### [Set problem]
Your job is to retype all of the data word for word, leaving every image out.

### [Collected material]
★ ★ ★ ★
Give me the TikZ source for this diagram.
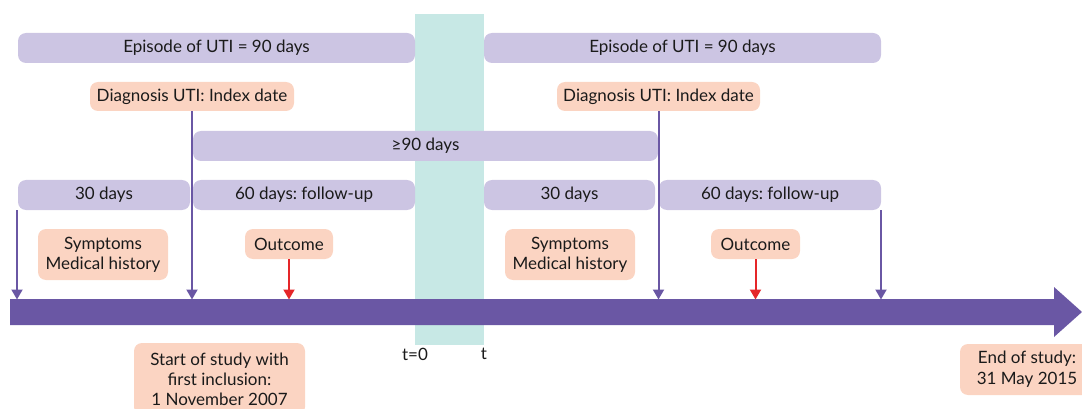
\documentclass[tikz,border=0pt]{standalone}
\usepackage{fontspec}
\setmainfont{Lato}
\frenchspacing
\usetikzlibrary{arrows.meta}
\definecolor{axiscol}{HTML}{6A57A4}
\definecolor{lav}{HTML}{CCC5E3}
\definecolor{peach}{HTML}{FBD4C2}
\definecolor{tealband}{HTML}{C7E8E5}
\definecolor{redarr}{HTML}{E52629}
\definecolor{txt}{HTML}{1A1A1A}
\tikzset{
  txtfont/.style={font=\fontsize{17}{20}\selectfont\frenchspacing, text=txt},
  bar/.style={fill=lav, rounded corners=8pt, inner sep=0pt, minimum height=30pt, txtfont},
  lbl/.style={fill=peach, rounded corners=8pt, inner sep=0pt, align=center, txtfont},
  conn/.style={draw=axiscol, line width=2pt, -{Triangle[width=11pt,length=10pt]}, shorten >=-0.5pt},
  rconn/.style={draw=redarr, line width=2pt, -{Triangle[width=11pt,length=10pt]}, shorten >=-0.5pt},
}
\begin{document}
\begin{tikzpicture}[x=1pt,y=-1pt]
\useasboundingbox (0,0) rectangle (1082,409);
% teal band
\fill[tealband] (415,14) rectangle (484,345);
% bars
\node[bar, minimum width=397pt] (ep1) at (216.5,48) {Episode of UTI = 90 days};
\node[bar, minimum width=397pt] (ep2) at (682.5,48) {Episode of UTI = 90 days};
\node[lbl, minimum width=204pt, minimum height=29pt] (diag1) at (192,96.5) {Diagnosis UTI: Index date};
\node[lbl, minimum width=203pt, minimum height=29pt] (diag2) at (658.5,96.5) {Diagnosis UTI: Index date};
\node[bar, minimum width=465pt] (ge90) at (425.5,146) {≥90 days};
\node[bar, minimum width=172pt] (d30a) at (104,195) {30 days};
\node[bar, minimum width=222pt] (d60a) at (304,195) {60 days: follow-up};
\node[bar, minimum width=171pt] (d30b) at (569.5,195) {30 days};
\node[bar, minimum width=222pt] (d60b) at (770,195) {60 days: follow-up};
% labels
\node[lbl, minimum width=130pt, minimum height=51pt] (symp1) at (103,254.5) {Symptoms\\Medical history};
\node[lbl, minimum width=130pt, minimum height=51pt] (symp2) at (570,254.5) {Symptoms\\Medical history};
\node[lbl, minimum width=88pt, minimum height=30pt] (out1) at (289,244) {Outcome};
\node[lbl, minimum width=89pt, minimum height=30pt] (out2) at (755.5,244) {Outcome};
\node[lbl, minimum width=171pt, minimum height=72pt] (start) at (219.5,379) {Start of study with\\first inclusion:\\1 November 2007};
\node[lbl, minimum width=134pt, minimum height=51pt, font=\fontsize{17}{21}\selectfont\frenchspacing] (end) at (1027,369.5) {End of study:\\31 May 2015};
\node[txtfont, inner sep=0pt] (t0) at (415,354) {t=0};
\node[txtfont, inner sep=0pt] (t1) at (484,354) {t};
% axis
\fill[axiscol] (10,299) -- (1054,299) -- (1054,287) -- (1082,312) -- (1054,337) -- (1054,325) -- (10,325) -- cycle;
\coordinate (axtop) at (0,299);
\coordinate (s1) at (17,210);
\coordinate (s2) at (881,210);
% connectors
\draw[conn] (s1) -- (s1 |- axtop);
\draw[conn] (diag1.south) -- (diag1.south |- axtop);
\draw[conn] (diag2.south) -- (diag2.south |- axtop);
\draw[conn] (s2) -- (s2 |- axtop);
\draw[rconn] (out1.south) -- (out1.south |- axtop);
\draw[rconn] (out2.south) -- (out2.south |- axtop);
\end{tikzpicture}
\end{document}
★ ★ ★ ★
### [Solved problem]
Give me the TikZ source for this diagram.
\documentclass[tikz,border=0pt]{standalone}
\usepackage{fontspec}
\setmainfont{Lato}
\frenchspacing
\usetikzlibrary{arrows.meta}
\definecolor{axiscol}{HTML}{6A57A4}
\definecolor{lav}{HTML}{CCC5E3}
\definecolor{peach}{HTML}{FBD4C2}
\definecolor{tealband}{HTML}{C7E8E5}
\definecolor{redarr}{HTML}{E52629}
\definecolor{txt}{HTML}{1A1A1A}
\tikzset{
  txtfont/.style={font=\fontsize{17}{20}\selectfont\frenchspacing, text=txt},
  bar/.style={fill=lav, rounded corners=8pt, inner sep=0pt, minimum height=30pt, txtfont},
  lbl/.style={fill=peach, rounded corners=8pt, inner sep=0pt, align=center, txtfont},
  conn/.style={draw=axiscol, line width=2pt, -{Triangle[width=11pt,length=10pt]}, shorten >=-0.5pt},
  rconn/.style={draw=redarr, line width=2pt, -{Triangle[width=11pt,length=10pt]}, shorten >=-0.5pt},
}
\begin{document}
\begin{tikzpicture}[x=1pt,y=-1pt]
\useasboundingbox (0,0) rectangle (1082,409);
% teal band
\fill[tealband] (415,14) rectangle (484,345);
% bars
\node[bar, minimum width=397pt] (ep1) at (216.5,48) {Episode of UTI = 90 days};
\node[bar, minimum width=397pt] (ep2) at (682.5,48) {Episode of UTI = 90 days};
\node[lbl, minimum width=204pt, minimum height=29pt] (diag1) at (192,96.5) {Diagnosis UTI: Index date};
\node[lbl, minimum width=203pt, minimum height=29pt] (diag2) at (658.5,96.5) {Diagnosis UTI: Index date};
\node[bar, minimum width=465pt] (ge90) at (425.5,146) {≥90 days};
\node[bar, minimum width=172pt] (d30a) at (104,195) {30 days};
\node[bar, minimum width=222pt] (d60a) at (304,195) {60 days: follow-up};
\node[bar, minimum width=171pt] (d30b) at (569.5,195) {30 days};
\node[bar, minimum width=222pt] (d60b) at (770,195) {60 days: follow-up};
% labels
\node[lbl, minimum width=130pt, minimum height=51pt] (symp1) at (103,254.5) {Symptoms\\Medical history};
\node[lbl, minimum width=130pt, minimum height=51pt] (symp2) at (570,254.5) {Symptoms\\Medical history};
\node[lbl, minimum width=88pt, minimum height=30pt] (out1) at (289,244) {Outcome};
\node[lbl, minimum width=89pt, minimum height=30pt] (out2) at (755.5,244) {Outcome};
\node[lbl, minimum width=171pt, minimum height=72pt] (start) at (219.5,379) {Start of study with\\first inclusion:\\1 November 2007};
\node[lbl, minimum width=134pt, minimum height=51pt, font=\fontsize{17}{21}\selectfont\frenchspacing] (end) at (1027,369.5) {End of study:\\31 May 2015};
\node[txtfont, inner sep=0pt] (t0) at (415,354) {t=0};
\node[txtfont, inner sep=0pt] (t1) at (484,354) {t};
% axis
\fill[axiscol] (10,299) -- (1054,299) -- (1054,287) -- (1082,312) -- (1054,337) -- (1054,325) -- (10,325) -- cycle;
\coordinate (axtop) at (0,299);
\coordinate (s1) at (17,210);
\coordinate (s2) at (881,210);
% connectors
\draw[conn] (s1) -- (s1 |- axtop);
\draw[conn] (diag1.south) -- (diag1.south |- axtop);
\draw[conn] (diag2.south) -- (diag2.south |- axtop);
\draw[conn] (s2) -- (s2 |- axtop);
\draw[rconn] (out1.south) -- (out1.south |- axtop);
\draw[rconn] (out2.south) -- (out2.south |- axtop);
\end{tikzpicture}
\end{document}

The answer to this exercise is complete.